> _Problem_: Every line of the listing must be reproduced as it stands. Leave the images behind.

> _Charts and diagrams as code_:

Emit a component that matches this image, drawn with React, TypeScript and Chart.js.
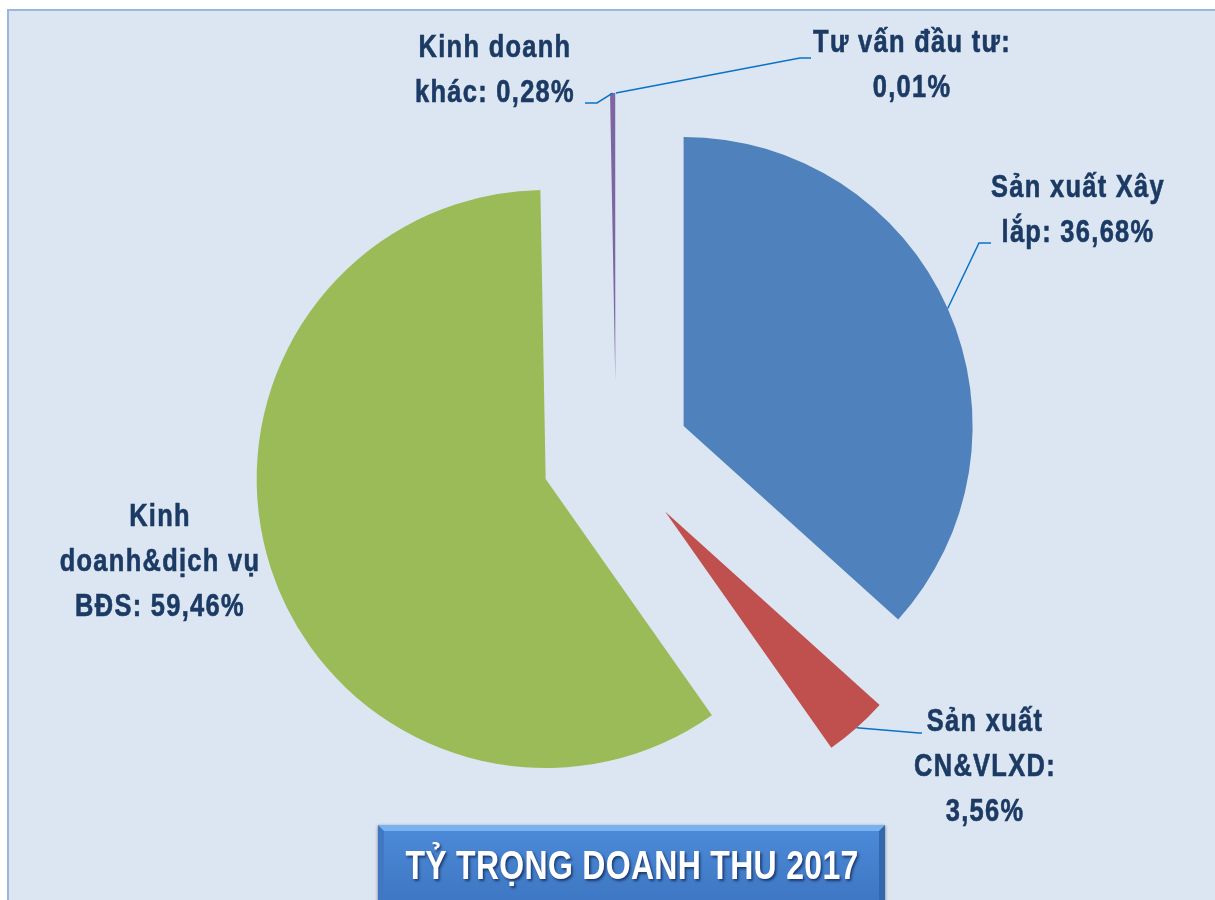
import React, { useEffect, useRef } from "react";
import { Chart, registerables } from "chart.js";

Chart.register(...registerables);

// ---- data ----
const categories = [
  "Sản xuất Xây lắp",
  "Sản xuất CN&VLXD",
  "Kinh doanh&dịch vụ BĐS",
  "Kinh doanh khác",
  "Tư vấn đầu tư",
];
const shares = [36.68, 3.56, 59.46, 0.28, 0.01];
const labelLines = [
  ["Sản xuất Xây", "lắp: 36,68%"],
  ["Sản xuất", "CN&VLXD:", "3,56%"],
  ["Kinh", "doanh&dịch vụ", "BĐS: 59,46%"],
  ["Kinh doanh", "khác: 0,28%"],
  ["Tư vấn đầu tư:", "0,01%"],
];
const sliceColors = ["#4f81bd", "#c0504d", "#9bbb59", "#8064a2", "#4bacc6"];
const chartTitle = "TỶ TRỌNG DOANH THU 2017";

// ---- layout (positions of annotation labels) ----
const labelLayout = [
  { cx: 1078, cy: 188, elbow: [979, 243], end: [991, 243] },
  { cx: 985, cy: 722, elbow: [919, 733], end: [922, 733] },
  { cx: 160, cy: 517, elbow: null, end: null },
  { cx: 495, cy: 48, elbow: [597, 103], end: [585, 103] },
  { cx: 912, cy: 43, elbow: [800, 58], end: [811, 58] },
];

const FONT_FAMILY = "'Liberation Sans', Arial, 'DejaVu Sans', sans-serif";
const LABEL_FONT = "bold 31px " + FONT_FAMILY;
const NARROW = 0.82;
const LABEL_COLOR = "#1b3a64";
const LINE_COLOR = "#0a72c6";
const EXPLODE = 74;
const RADIUS = 289;

const framePlugin = {
  id: "frame",
  beforeDraw(chart: any) {
    const ctx = chart.ctx;
    ctx.save();
    ctx.fillStyle = "#ffffff";
    ctx.fillRect(0, 0, chart.width, chart.height);
    ctx.fillStyle = "#dce6f2";
    ctx.fillRect(8, 10, chart.width - 8, chart.height - 10);
    ctx.strokeStyle = "#9bb7de";
    ctx.lineWidth = 2;
    ctx.beginPath();
    ctx.moveTo(8, chart.height);
    ctx.lineTo(8, 10);
    ctx.lineTo(chart.width, 10);
    ctx.stroke();
    ctx.restore();
  },
};

// explode every slice outward along its mid-angle, keeping the slice shape intact
const explodePlugin = {
  id: "explode",
  beforeDatasetDraw(chart: any, args: any) {
    const ctx = chart.ctx;
    args.meta.data.forEach((arc: any) => {
      const p = arc.getProps(["startAngle", "endAngle"], true);
      const mid = (p.startAngle + p.endAngle) / 2;
      ctx.save();
      ctx.translate(Math.cos(mid) * EXPLODE, Math.sin(mid) * EXPLODE);
      arc.draw(ctx);
      ctx.restore();
    });
    return false;
  },
};

const labelPlugin = {
  id: "sliceLabels",
  afterDatasetsDraw(chart: any) {
    const ctx = chart.ctx;
    const meta = chart.getDatasetMeta(0);
    ctx.save();
    meta.data.forEach((arc: any, i: number) => {
      const lay = labelLayout[i];
      const p = arc.getProps(["x", "y", "startAngle", "endAngle", "outerRadius"], true);
      const mid = (p.startAngle + p.endAngle) / 2;
      if (lay.elbow && lay.end) {
        const sx = p.x + Math.cos(mid) * (EXPLODE + p.outerRadius);
        const sy = p.y + Math.sin(mid) * (EXPLODE + p.outerRadius);
        ctx.strokeStyle = LINE_COLOR;
        ctx.lineWidth = 1.5;
        ctx.beginPath();
        ctx.moveTo(sx, sy);
        ctx.lineTo(lay.elbow[0], lay.elbow[1]);
        ctx.lineTo(lay.end[0], lay.end[1]);
        ctx.stroke();
      }
      ctx.fillStyle = LABEL_COLOR;
      ctx.strokeStyle = LABEL_COLOR;
      ctx.lineWidth = 0.6;
      ctx.font = LABEL_FONT;
      try {
        (ctx as any).letterSpacing = "1.6px";
      } catch (e) {}
      ctx.textAlign = "center";
      ctx.textBaseline = "middle";
      labelLines[i].forEach((line, k) => {
        ctx.save();
        ctx.translate(lay.cx, lay.cy + k * 45);
        ctx.scale(NARROW, 1);
        ctx.fillText(line, 0, 0);
        ctx.strokeText(line, 0, 0);
        ctx.restore();
      });
    });
    ctx.restore();
  },
};

export default function App() {
  const canvasRef = useRef<HTMLCanvasElement | null>(null);

  useEffect(() => {
    if (!canvasRef.current) return;
    const chart = new Chart(canvasRef.current, {
      type: "pie",
      data: {
        labels: categories,
        datasets: [
          {
            data: shares,
            backgroundColor: sliceColors,
            borderWidth: 0,
          },
        ],
      },
      options: {
        responsive: false,
        animation: false,
        radius: RADIUS,
        layout: { padding: { left: 17, right: 0, top: 12, bottom: 0 } },
        plugins: {
          legend: { display: false },
          tooltip: { enabled: false },
          title: { display: false },
        },
      } as any,
      plugins: [framePlugin, explodePlugin, labelPlugin],
    });
    return () => chart.destroy();
  }, []);

  return (
    <div
      style={{
        position: "fixed",
        left: 0,
        top: 0,
        width: 1215,
        height: 900,
        overflow: "hidden",
        background: "#ffffff",
      }}
    >
      <canvas ref={canvasRef} width={1215} height={900} style={{ display: "block", width: 1215, height: 900 }} />
      <div
        style={{
          position: "absolute",
          left: 378,
          top: 825,
          width: 507,
          height: 95,
          boxSizing: "border-box",
          borderTop: "6px solid #78b2ef",
          borderLeft: "6px solid #3f77c2",
          borderRight: "6px solid #3368ad",
          borderBottom: "6px solid #2d5c9c",
          background: "linear-gradient(#4b89d6, #3c74c1)",
          boxShadow: "0 1px 3px rgba(0,0,0,0.5)",
          color: "#ffffff",
          fontFamily: FONT_FAMILY,
          fontWeight: "bold",
          fontSize: 41,
          lineHeight: "68px",
          whiteSpace: "nowrap",
        }}
      >
        <span
          style={{
            position: "absolute",
            left: "50%",
            top: 0,
            transform: "translateX(-50%) scaleX(0.78)",
            transformOrigin: "center",
            letterSpacing: "0.4px",
            textShadow: "2px 2px 3px rgba(0,10,50,0.6)",
          }}
        >
          {chartTitle}
        </span>
      </div>
    </div>
  );
}
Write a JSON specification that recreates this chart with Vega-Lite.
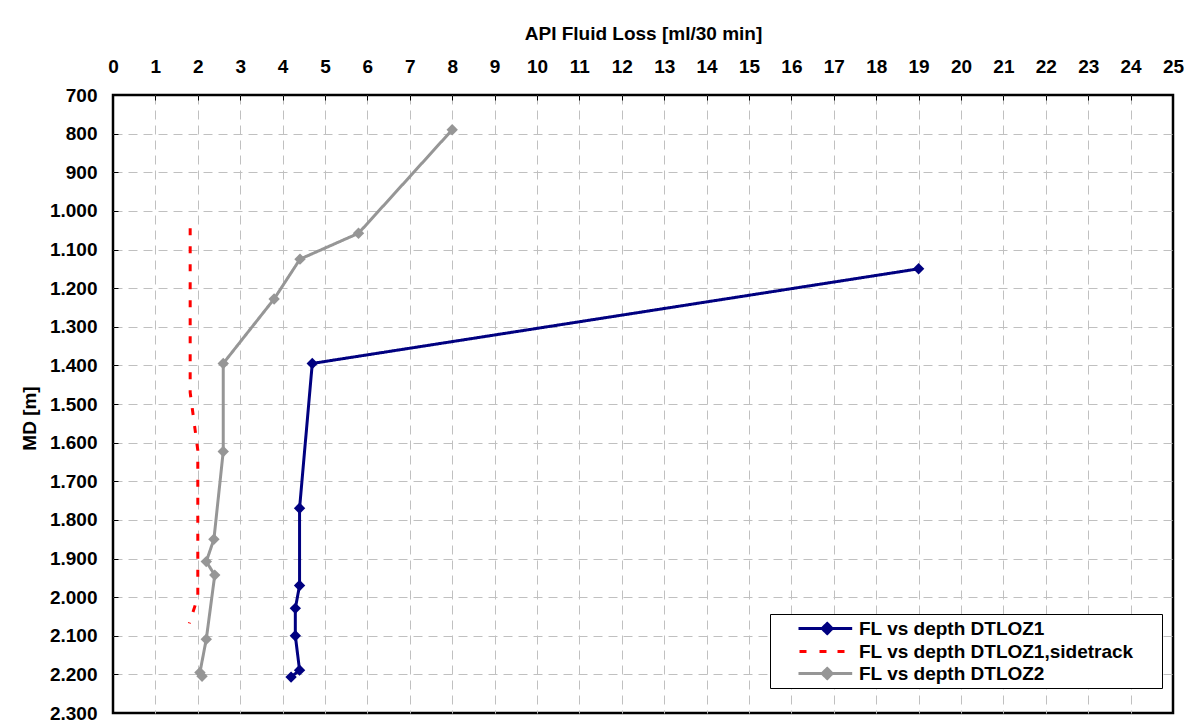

> _Response for this exercise_:
Emit a component that matches this image, drawn with React, TypeScript and Chart.js.
import React, { useEffect, useRef } from "react";
import { Chart, registerables } from "chart.js";

Chart.register(...registerables);

// ---- data ----
const categories = [
  "Sản xuất Xây lắp",
  "Sản xuất CN&VLXD",
  "Kinh doanh&dịch vụ BĐS",
  "Kinh doanh khác",
  "Tư vấn đầu tư",
];
const shares = [36.68, 3.56, 59.46, 0.28, 0.01];
const labelLines = [
  ["Sản xuất Xây", "lắp: 36,68%"],
  ["Sản xuất", "CN&VLXD:", "3,56%"],
  ["Kinh", "doanh&dịch vụ", "BĐS: 59,46%"],
  ["Kinh doanh", "khác: 0,28%"],
  ["Tư vấn đầu tư:", "0,01%"],
];
const sliceColors = ["#4f81bd", "#c0504d", "#9bbb59", "#8064a2", "#4bacc6"];
const chartTitle = "TỶ TRỌNG DOANH THU 2017";

// ---- layout (positions of annotation labels) ----
const labelLayout = [
  { cx: 1078, cy: 188, elbow: [979, 243], end: [991, 243] },
  { cx: 985, cy: 722, elbow: [919, 733], end: [922, 733] },
  { cx: 160, cy: 517, elbow: null, end: null },
  { cx: 495, cy: 48, elbow: [597, 103], end: [585, 103] },
  { cx: 912, cy: 43, elbow: [800, 58], end: [811, 58] },
];

const FONT_FAMILY = "'Liberation Sans', Arial, 'DejaVu Sans', sans-serif";
const LABEL_FONT = "bold 31px " + FONT_FAMILY;
const NARROW = 0.82;
const LABEL_COLOR = "#1b3a64";
const LINE_COLOR = "#0a72c6";
const EXPLODE = 74;
const RADIUS = 289;

const framePlugin = {
  id: "frame",
  beforeDraw(chart: any) {
    const ctx = chart.ctx;
    ctx.save();
    ctx.fillStyle = "#ffffff";
    ctx.fillRect(0, 0, chart.width, chart.height);
    ctx.fillStyle = "#dce6f2";
    ctx.fillRect(8, 10, chart.width - 8, chart.height - 10);
    ctx.strokeStyle = "#9bb7de";
    ctx.lineWidth = 2;
    ctx.beginPath();
    ctx.moveTo(8, chart.height);
    ctx.lineTo(8, 10);
    ctx.lineTo(chart.width, 10);
    ctx.stroke();
    ctx.restore();
  },
};

// explode every slice outward along its mid-angle, keeping the slice shape intact
const explodePlugin = {
  id: "explode",
  beforeDatasetDraw(chart: any, args: any) {
    const ctx = chart.ctx;
    args.meta.data.forEach((arc: any) => {
      const p = arc.getProps(["startAngle", "endAngle"], true);
      const mid = (p.startAngle + p.endAngle) / 2;
      ctx.save();
      ctx.translate(Math.cos(mid) * EXPLODE, Math.sin(mid) * EXPLODE);
      arc.draw(ctx);
      ctx.restore();
    });
    return false;
  },
};

const labelPlugin = {
  id: "sliceLabels",
  afterDatasetsDraw(chart: any) {
    const ctx = chart.ctx;
    const meta = chart.getDatasetMeta(0);
    ctx.save();
    meta.data.forEach((arc: any, i: number) => {
      const lay = labelLayout[i];
      const p = arc.getProps(["x", "y", "startAngle", "endAngle", "outerRadius"], true);
      const mid = (p.startAngle + p.endAngle) / 2;
      if (lay.elbow && lay.end) {
        const sx = p.x + Math.cos(mid) * (EXPLODE + p.outerRadius);
        const sy = p.y + Math.sin(mid) * (EXPLODE + p.outerRadius);
        ctx.strokeStyle = LINE_COLOR;
        ctx.lineWidth = 1.5;
        ctx.beginPath();
        ctx.moveTo(sx, sy);
        ctx.lineTo(lay.elbow[0], lay.elbow[1]);
        ctx.lineTo(lay.end[0], lay.end[1]);
        ctx.stroke();
      }
      ctx.fillStyle = LABEL_COLOR;
      ctx.strokeStyle = LABEL_COLOR;
      ctx.lineWidth = 0.6;
      ctx.font = LABEL_FONT;
      try {
        (ctx as any).letterSpacing = "1.6px";
      } catch (e) {}
      ctx.textAlign = "center";
      ctx.textBaseline = "middle";
      labelLines[i].forEach((line, k) => {
        ctx.save();
        ctx.translate(lay.cx, lay.cy + k * 45);
        ctx.scale(NARROW, 1);
        ctx.fillText(line, 0, 0);
        ctx.strokeText(line, 0, 0);
        ctx.restore();
      });
    });
    ctx.restore();
  },
};

export default function App() {
  const canvasRef = useRef<HTMLCanvasElement | null>(null);

  useEffect(() => {
    if (!canvasRef.current) return;
    const chart = new Chart(canvasRef.current, {
      type: "pie",
      data: {
        labels: categories,
        datasets: [
          {
            data: shares,
            backgroundColor: sliceColors,
            borderWidth: 0,
          },
        ],
      },
      options: {
        responsive: false,
        animation: false,
        radius: RADIUS,
        layout: { padding: { left: 17, right: 0, top: 12, bottom: 0 } },
        plugins: {
          legend: { display: false },
          tooltip: { enabled: false },
          title: { display: false },
        },
      } as any,
      plugins: [framePlugin, explodePlugin, labelPlugin],
    });
    return () => chart.destroy();
  }, []);

  return (
    <div
      style={{
        position: "fixed",
        left: 0,
        top: 0,
        width: 1215,
        height: 900,
        overflow: "hidden",
        background: "#ffffff",
      }}
    >
      <canvas ref={canvasRef} width={1215} height={900} style={{ display: "block", width: 1215, height: 900 }} />
      <div
        style={{
          position: "absolute",
          left: 378,
          top: 825,
          width: 507,
          height: 95,
          boxSizing: "border-box",
          borderTop: "6px solid #78b2ef",
          borderLeft: "6px solid #3f77c2",
          borderRight: "6px solid #3368ad",
          borderBottom: "6px solid #2d5c9c",
          background: "linear-gradient(#4b89d6, #3c74c1)",
          boxShadow: "0 1px 3px rgba(0,0,0,0.5)",
          color: "#ffffff",
          fontFamily: FONT_FAMILY,
          fontWeight: "bold",
          fontSize: 41,
          lineHeight: "68px",
          whiteSpace: "nowrap",
        }}
      >
        <span
          style={{
            position: "absolute",
            left: "50%",
            top: 0,
            transform: "translateX(-50%) scaleX(0.78)",
            transformOrigin: "center",
            letterSpacing: "0.4px",
            textShadow: "2px 2px 3px rgba(0,10,50,0.6)",
          }}
        >
          {chartTitle}
        </span>
      </div>
    </div>
  );
}
Write a JSON specification that recreates this chart with Vega-Lite.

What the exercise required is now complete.